Il nome più blasonato è quello di Michele Petillo, che ha appena 32 anni, ma vanta già un curriculum di tutto rispetto, tornato in libertà da qualche mese dopo avere finito di scontare una serie di condanne. Il suo debutto nella cronaca locale, da completo sconosciuto, risale al novembre del 2016 quando venne arrestato a soli 23 anni con oltre tre etti di cocaina nella camera da letto. Poco tempo più tardi il collaboratore di giustizia Renato Pugliese rivelò che quel giovane aveva fatto la sua fortuna, perché in quegli anni era a capo di un gruppo di giovani spacciatori, capaci di piazzare partite importanti di stupefacenti in tempi velocissimi, soprattutto tra i giovani frequentatori della zona dei pub. Un vero e proprio fuoriclasse che gli fu conteso da Giuseppe Di Silvio detto Romolo, capo indiscusso della potente famiglia che controllava appunto la zona di via Pionieri della Bonifica e il vicino quartiere Gionchetto, sgominata dall’indagine Scarface della Dda nella quale fu coinvolto anche lo stesso Petillo.


Eloquenti le rivelazioni di Renato Pugliese finite agli atti dell’indagine. «Michele Petillo l’ho cresciuto io, era un semplice spacciatore che acquistava i venti grammi - si legge in un interrogatorio di Pugliese del marzo 2017 - Mi dispiace parlare di lui perché mi ha fatto arricchire molto, mi portava 2.000 euro a settimana inizialmente, poi siamo arrivati a 30-40.000 euro al mese. Aveva una rete di spacciatori nella zona dei pub, io gli davo protezione, veniva a casa mia anche, avrà fatto circa un anno a lavorare per me. Io gli giravo la droga a basso prezzo, poi mi è stato tolto da Romolo Di Silvio per il quale ha iniziato a lavorare perché costretto». Circostanza confermata anche dall’altro pentito, Agostino Riccardo: «...era lo stesso Petillo a dire che stava con Romolo Di Silvio, che io conoscevo, ho visto anche alcune volte Petillo portare soldi a Romolo».

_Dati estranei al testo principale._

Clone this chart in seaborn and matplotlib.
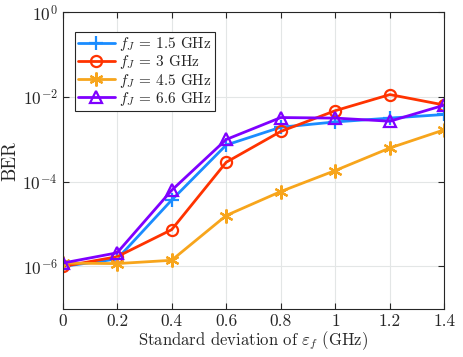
import numpy as np
import pandas as pd
import matplotlib
matplotlib.use("Agg")
import matplotlib.pyplot as plt
import matplotlib.ticker as mticker
import seaborn as sns

# dados
std_dev = [0, 0.2, 0.4, 0.6, 0.8, 1.0, 1.2, 1.4]
ber_15 = [1.0e-6, 1.5e-6, 3.7e-5, 7.4e-4, 1.95e-3, 2.6e-3, 3.2e-3, 3.9e-3]
ber_3 = [1.0e-6, 1.7e-6, 7.4e-6, 2.9e-4, 1.55e-3, 4.8e-3, 1.15e-2, 6.5e-3]
ber_45 = [1.2e-6, 1.17e-6, 1.4e-6, 1.6e-5, 5.9e-5, 1.85e-4, 6.3e-4, 1.7e-3]
ber_66 = [1.2e-6, 2.1e-6, 6.3e-5, 1.0e-3, 3.3e-3, 3.2e-3, 2.7e-3, 6.5e-3]
labels = [r"$f_J$ = 1.5 GHz", r"$f_J$ = 3 GHz", r"$f_J$ = 4.5 GHz", r"$f_J$ = 6.6 GHz"]

series = [ber_15, ber_3, ber_45, ber_66]
df = pd.concat(
    [pd.DataFrame({"std": std_dev, "BER": s, "curve": lab}) for s, lab in zip(series, labels)],
    ignore_index=True,
)

sns.set_style("ticks")
plt.rcParams["font.family"] = ["serif"]
plt.rcParams["font.serif"] = ["cmr10"]
plt.rcParams["mathtext.fontset"] = "cm"
plt.rcParams["axes.formatter.use_mathtext"] = True
plt.rcParams["axes.unicode_minus"] = False

colors = ["#1a8cff", "#ff3300", "#f7a51c", "#7f00ff"]
markers = ["+", "o", (6, 2, 0), "^"]
msizes = [10, 8, 10, 8]

fig, ax = plt.subplots(figsize=(4.63, 3.57), dpi=100)
for lab, col, mk, ms in zip(labels, colors, markers, msizes):
    sub = df[df["curve"] == lab]
    sns.lineplot(data=sub, x="std", y="BER", ax=ax, color=col, marker=mk,
                 markersize=ms, markerfacecolor="none",
                 markeredgecolor=col, markeredgewidth=1.6, linewidth=2.0, label=lab)

ax.set_yscale("log")
ax.set_ylim(1e-7, 1)
ax.set_xlim(0, 1.4)
ax.set_xticks(std_dev)
ax.set_xticklabels(["0", "0.2", "0.4", "0.6", "0.8", "1", "1.2", "1.4"])
ax.yaxis.set_major_locator(mticker.FixedLocator([1e-6, 1e-4, 1e-2, 1e0]))
ax.yaxis.set_minor_locator(mticker.NullLocator())
ax.grid(True, color="#e3e6e6", linewidth=0.8)
ax.tick_params(direction="in", top=True, right=True, labelsize=12.5, length=4,
               color="#262626")
for sp in ax.spines.values():
    sp.set_color("#262626")
    sp.set_linewidth(0.8)
    sp.set_visible(True)

ax.set_xlabel(r"Standard deviation of $\varepsilon_f$ (GHz)", fontsize=12, labelpad=0)
ax.set_ylabel("BER", fontsize=13.5, labelpad=2)

leg = ax.legend(loc="upper left", bbox_to_anchor=(0.025, 0.945), fontsize=11,
                fancybox=False, framealpha=1, edgecolor="#262626",
                handlelength=2.4, borderpad=0.2, labelspacing=0.02,
                handletextpad=0.3, borderaxespad=0.2)
leg.get_frame().set_linewidth(0.8)

plt.subplots_adjust(left=0.135, right=0.96, bottom=0.135, top=0.965)
plt.savefig("out.png", dpi=100)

Arresti e processi non hanno scalfito l’ambizione di Michele Petillo, che tre anni fa non ha avuto timore di organizzare, dagli arresti domiciliari, una vendetta contro Matteo Baldascini, rampollo di una famiglia che una certo peso nella criminalità latinense, che a sua volta aveva avuto una lite animata col fratello più piccolo di Petillo. Alla fine la sete di rivalsa si era scatenata contro un amico di Baldascini, un minorenne che una sera di agosto del 2022 fu picchiato dal fratello e dal suocero di Petillo, Vincenzo Scava appunto, entrambi poi arrestati insieme a lui.


Insomma, nel contesto attuale, le tre pistole di provenienza illecita calibro 22, 9 e 7,65 corredate di oltre duecento cartucce, trovate nella disponibilità di Michele Petillo e del suocero, non fanno altro che rilanciare le loro figure, svelando l’ambizione che li anima o anima la fazione criminale che si cela dietro di loro. Con lo scontro a suon di attentati esplosivi di fine estate, scoppiato tra gruppi emergenti tra loro contrapposti, sopito solo dall’intervento delle forze di polizia che hanno iniziato a battere le piazze di spaccio per fermare l’escalation di azioni di forza, la figura di Petillo, oppure di chi gli ha affidato quelle armi, sembra insinuarsi come un “outsider” pronto a sfruttare l’occasione per guadagnare terreno con i propri affari, magari colmare i vuoi lasciati dagli arresti di questo periodo. Ma pronto anche a difendere i propri interessi. Con le armi.